Rules, of whatever kind, thus exist to facilitate effective play and consistent results. Humans are notoriously bad at correctly processing probability for example, with slight differences in question presentation easily swaying answers even from well-trained experts in statistics. Yet correct handling of probability is essential for a truly unbiased arbiter in the D&D play space!
Hence, the appropriate function of rules is to help shore up those places where we flawed, imperfect humans are liable to make errors, even when intending to do things right. E.g., if I recall correctly, both 4e and 5e discuss why it's actually very unfair to players to ask them to repeatedly make stealth checks every time they attempt an action--because even though it might seem appropriate, doing that is equivalent to forcing the player to fail eventually. (Even if they only fail 1 time in 10, they have less than a 50% chance to pass 7 checks without any failures.) This is exactly the kind of problem that rules, and especially extensible framework rules (like 4e's Page 42) are ideal for solving, because they provide a consistent, reliable backbone that can eventually be trained until it becomes reflexive, at which point the difference between "Bob says so" and "The rules say so" has vanished, because Bob has made the rules second nature.

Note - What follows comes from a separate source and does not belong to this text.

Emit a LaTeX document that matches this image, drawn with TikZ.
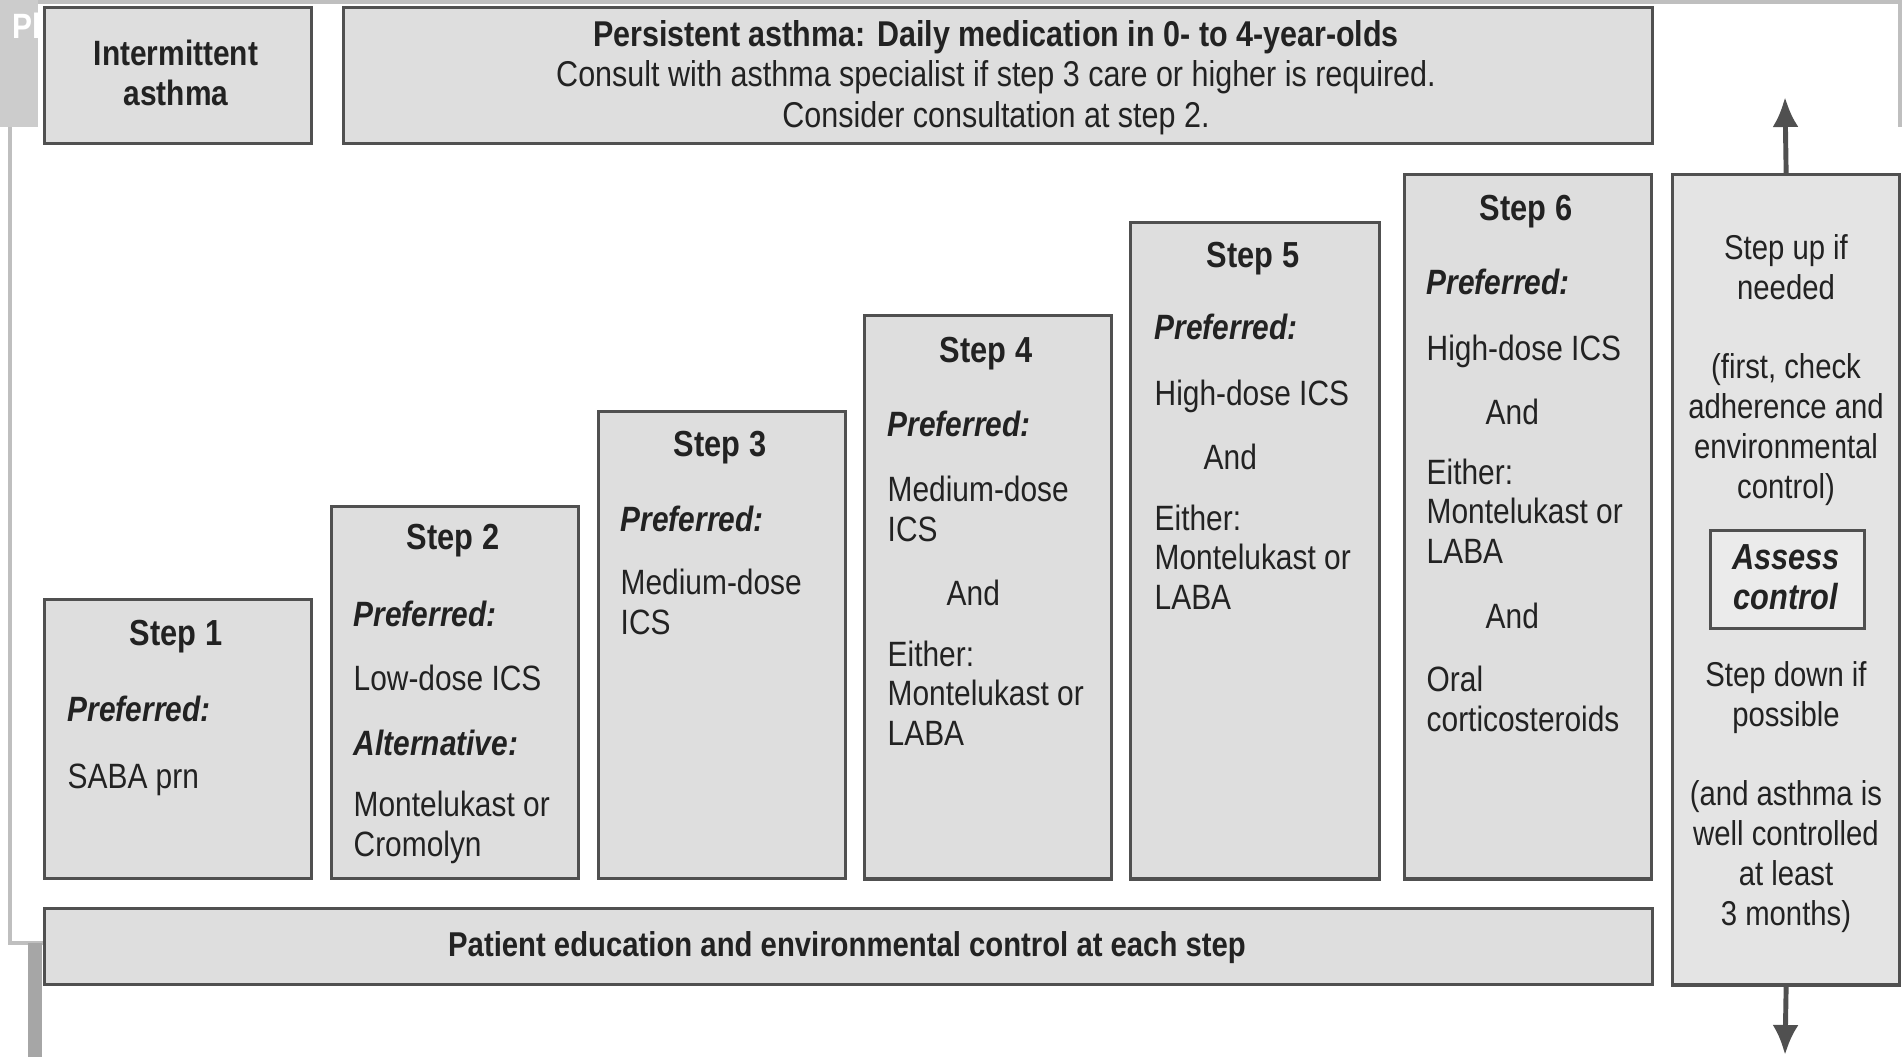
\documentclass[tikz,border=0pt]{standalone}
\usepackage{fontspec}
\setmainfont{Liberation Sans}[FakeStretch=0.85]
\usetikzlibrary{arrows.meta}

\definecolor{boxgray}{HTML}{DEDEDE}
\definecolor{colgray}{HTML}{E4E4E4}
\definecolor{assessgray}{HTML}{EBEBEB}
\definecolor{edgegray}{HTML}{505050}
\definecolor{inkgray}{HTML}{222222}

\begin{document}
\begin{tikzpicture}[x=0.01cm,y=-0.01cm,>={Latex[length=3mm,width=2.6mm]},
  font=\fontsize{10}{11.1}\selectfont,text=inkgray,
  box/.style={draw=edgegray,fill=boxgray,line width=0.9pt,inner sep=0pt,anchor=north west},
  steptitle/.style={font=\fontsize{10.3}{12}\selectfont\bfseries,anchor=base,inner sep=0pt},
  pref/.style={font=\fontsize{10}{11.1}\selectfont\bfseries\itshape,anchor=base west,inner sep=0pt},
  body/.style={align=left,anchor=base west,inner sep=0pt},
  centred/.style={align=center,anchor=base,inner sep=0pt}]
\useasboundingbox (0,0) rectangle (1902,1057);

\fill[black!20] (0,0) rectangle (38,127);
\begin{scope}
\clip (0,0) rectangle (38,127);
\node[white,font=\fontsize{10}{11}\selectfont\bfseries,anchor=base west,inner sep=0pt] (tab) at (12,38) {Ph};
\end{scope}
\draw[black!25,line width=1pt] (38,2) -- (1900,2) -- (1900,127);
\draw[black!25,line width=1pt] (10,127) -- (10,943) -- (43,943);
\fill[black!35] (28,943) rectangle (42,1057);

\node[box,minimum width=2.67cm,minimum height=1.36cm] (inter) at (43,6) {};
\node[centred,font=\fontsize{10}{11.1}\selectfont\bfseries] (intert) at (176,105) {Intermittent\\asthma};

\node[box,minimum width=13.08cm,minimum height=1.36cm] (pers) at (342,6) {};
\node[centred,font=\fontsize{10.2}{11.4}\selectfont] (perst) at (996,127)
  {{\bfseries Persistent asthma: Daily medication in 0- to 4-year-olds}\\
   Consult with asthma specialist if step 3 care or higher is required.\\
   Consider consultation at step 2.};

\node[box,minimum width=2.67cm,minimum height=2.79cm] (s1) at (43,598) {};
\node[steptitle] (s1t) at (176,645) {Step 1};
\node[pref] (s1p) at (67,721) {Preferred:};
\node[body] (s1a) at (67,788) {SABA prn};

\node[box,minimum width=2.47cm,minimum height=3.72cm] (s2) at (330,505) {};
\node[steptitle] (s2t) at (453,549) {Step 2};
\node[pref] (s2p) at (353,626) {Preferred:};
\node[body] (s2a) at (353,690) {Low-dose ICS};
\node[pref] (s2q) at (353,755) {Alternative:};
\node[body] (s2b) at (353,856) {Montelukast or\\Cromolyn};

\node[box,minimum width=2.47cm,minimum height=4.67cm] (s3) at (597,410) {};
\node[steptitle] (s3t) at (720,456) {Step 3};
\node[pref] (s3p) at (620,531) {Preferred:};
\node[body] (s3a) at (620,634) {Medium-dose\\ICS};

\node[box,minimum width=2.47cm,minimum height=5.63cm] (s4) at (863,314) {};
\node[steptitle] (s4t) at (986,362) {Step 4};
\node[pref] (s4p) at (887,436) {Preferred:};
\node[body] (s4a) at (887,541) {Medium-dose\\ICS};
\node[body] (s4and) at (946,605) {And};
\node[body] (s4b) at (887,745) {Either:\\Montelukast or\\LABA};

\node[box,minimum width=2.49cm,minimum height=6.56cm] (s5) at (1129,221) {};
\node[steptitle] (s5t) at (1253,267) {Step 5};
\node[pref] (s5p) at (1154,339) {Preferred:};
\node[body] (s5a) at (1154,405) {High-dose ICS};
\node[body] (s5and) at (1203,469) {And};
\node[body] (s5b) at (1154,609) {Either:\\Montelukast or\\LABA};

\node[box,minimum width=2.47cm,minimum height=7.04cm] (s6) at (1403,173) {};
\node[steptitle] (s6t) at (1526,220) {Step 6};
\node[pref] (s6p) at (1426,294) {Preferred:};
\node[body] (s6a) at (1426,360) {High-dose ICS};
\node[body] (s6and) at (1485,424) {And};
\node[body] (s6b) at (1426,563) {Either:\\Montelukast or\\LABA};
\node[body] (s6and2) at (1485,628) {And};
\node[body] (s6c) at (1426,731) {Oral\\corticosteroids};

\node[box,minimum width=16.07cm,minimum height=0.76cm] (band) at (43,907) {};
\node[centred,font=\fontsize{9.8}{11}\selectfont\bfseries] (bandt) at (847,956)
  {Patient education and environmental control at each step};

\node[box,fill=colgray,minimum width=2.27cm,minimum height=8.10cm] (ctrl) at (1671,173) {};
\node[centred,font=\fontsize{9.8}{11.3}\selectfont] (upt) at (1786,498)
  {Step up if\\needed\\[11.3pt](first, check\\adherence and\\environmental\\control)};
\node[box,fill=assessgray,minimum width=1.54cm,minimum height=0.98cm] (assess) at (1709,529) {};
\node[centred,font=\fontsize{10.3}{11.1}\selectfont\bfseries\itshape] (assesst) at (1786,609) {Assess\\control};
\node[centred,font=\fontsize{9.8}{11.3}\selectfont] (downt) at (1786,925)
  {Step down if\\possible\\[11.3pt](and asthma is\\well controlled\\at least\\3 months)};

\coordinate (up) at (1785,97);
\coordinate (down) at (1785,1055);
\draw[->,edgegray,line width=1.4pt] (ctrl.north) -- (up);
\draw[->,edgegray,line width=1.4pt] (ctrl.south) -- (down);
\end{tikzpicture}
\end{document}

And that, unfortunately, is the big problem with most edition changes. Good DMs (and, usually, good players as well) have learned to make the good rules of the old system second nature, and learned to make the bad rules as minimally impactful as possible, or replaced them with house-rules that are not bad. (3e, for example, tended to end up with more of the former than the latter because of how pervasive the system problems are, but it relied heavily on both. 4e tended to rely mostly on the former for the places where it was weak, as outright replacement of the rules was rarely necessary and often done by the designers themselves with errata.)
I'm actually glad of reading and responding to this thread, because teasing this out has finally answered a question I've had for a long time: Why do veteran players of an old system, who can ride roughshod over that system's rules whenever they feel like it, so consistently feel "trapped" or "constrained" or "incapable of X" (whatever X may be) when they play a different system? And, as a corollary, why do systems that go out of their way to be similar to past systems (as with 5e going out of its way to scrub out similarities to 4e even when it uses 4e concepts, while actively playing up similarities to 3e even when the two differ) tend to have less of this kind of response?

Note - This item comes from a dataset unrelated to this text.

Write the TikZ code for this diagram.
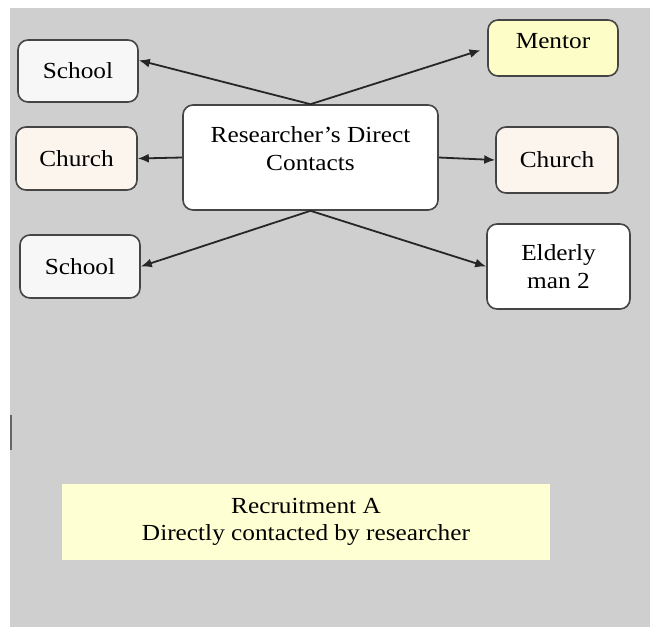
\documentclass[tikz,border=0pt]{standalone}
\usepackage{fontspec}
\setmainfont{Liberation Serif}[FakeStretch=1.1]
\usetikzlibrary{arrows.meta,calc}
\definecolor{bggray}{HTML}{D0CFD0}
\definecolor{edgegray}{HTML}{454545}
\definecolor{schoolfill}{HTML}{F7F7F7}
\definecolor{churchfill}{HTML}{FCF5EE}
\definecolor{mentorfill}{HTML}{FDFDC8}
\definecolor{notefill}{HTML}{FFFFD4}
\tikzset{
  box/.style={draw=edgegray, line width=1.6pt, rounded corners=10pt, align=center,
    font=\fontsize{23}{28}\selectfont, inner sep=0pt},
  conn/.style={line width=1.8pt, draw=black!85, -{Latex[length=11pt,width=9pt]}}
}
\begin{document}
\begin{tikzpicture}[x=1pt,y=-1pt]
\useasboundingbox (0,0) rectangle (650,627);
\fill[white] (0,0) rectangle (650,627);
\fill[bggray] (10,8) rectangle (650,627);
\fill[black!60] (9.5,415) rectangle (11.5,450);

\node[box, fill=schoolfill, minimum width=120pt, minimum height=62pt] (school1) at (78,71) {School};
\node[box, fill=mentorfill, minimum width=130pt, minimum height=56pt, text depth=14pt] (mentor) at (553,48) {Mentor};
\node[box, fill=white, minimum width=255pt, minimum height=105pt, text depth=18pt] (center) at (310.5,157.5) {Researcher’s Direct\\Contacts};
\node[box, fill=churchfill, minimum width=121pt, minimum height=63pt] (churchL) at (76.5,158.5) {Church};
\node[box, fill=churchfill, minimum width=122pt, minimum height=66pt] (churchR) at (557,160) {Church};
\node[box, fill=schoolfill, minimum width=120pt, minimum height=63pt] (school2) at (80,266.5) {School};
\node[box, fill=white, minimum width=143pt, minimum height=85pt] (elderly) at (558.5,266.5) {Elderly\\man 2};

\node[fill=notefill, minimum width=488pt, minimum height=76pt, align=center, inner sep=0pt,
  font=\fontsize{23}{27}\selectfont] (note) at (306,522) {Recruitment A\\Directly contacted by researcher};

\draw[conn] (center.north) -- (school1.10);
\draw[conn, shorten >=7pt] (center.north) -- (mentor.west);
\draw[conn] (center.west) -- (churchL.east);
\draw[conn] (center.east) -- (churchR.west);
\draw[conn] (center.south) -- (school2.east);
\draw[conn] (center.south) -- (elderly.west);
\end{tikzpicture}
\end{document}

It's because a system that feels unfamiliar, no matter how similar it may be in practice, fails to engage that instinct-level incorporation of the rules, and thus the rules feel alien and constraining, even though they don't limit behavior any more than the old rules did (and may even objectively limit it less). Whereas a system that feels familiar, no matter how different it may actually be in practice, preserves that instinct-level rule ingraining, subject to a few tweaks (e.g. 5e doesn't do iterative attacks, you just get more attacks if you have the Extra Attack feature, which feels similar to 3e even though it's arguably more similar to 4e's way of improving Basic Attacks and At-Will powers.)
This is why Mearls (IMO incorrectly, but not without merit) claimed that "mechanics are easy, feel is hard" or something to that effect. Because actually balanced mechanics are MUCH harder than feel-in-the-generic, and that's what I thought he meant (and, frankly, it probably is what he meant). But the actual nugget of truth here is that a mechanic that feels familiar is very hard to make, and that feeling of familiarity is essential to get people on board, even if the feeling is based on nothing particularly mechanical about the rule.
This also goes a long way to explaining why people who did not like 4e often seem deeply confused when 4e fans don't like things in 5e that seem so obviously 4e-like (as I mentioned in a surprisingly popular post in a different thread a few months ago). That is, 4e fans had internalized enough of the rules for, say, Healing Surges that the new 5e rules for Hit Dice do not trigger the feeling of familiarity...but we can actually identify why that feeling isn't present because 4e prioritized transparency in its rules. With systems that do not prioritize it (or, as with 3e and arguably some earlier editions, seemingly try to avoid transparency), all one has is the feeling without a clear origin point unless one is extremely well-versed in both systems' designs, not just instinctually but academically. E.g. the fact that Fighter in 3e felt disappointing was hard to articulate for many, until well-versed players pointed out things like how the magic item loot tables were an anti-transparent Fighter class feature, or how the weight of heavy armor was literally an XP penalty in exchange for a higher survival chance (in systems where GP=XP), and thus Fighters were more able to endure that penalty (and had faster XP tables than Wizards, so a Wizard in heavy armor would be double-extra penalized).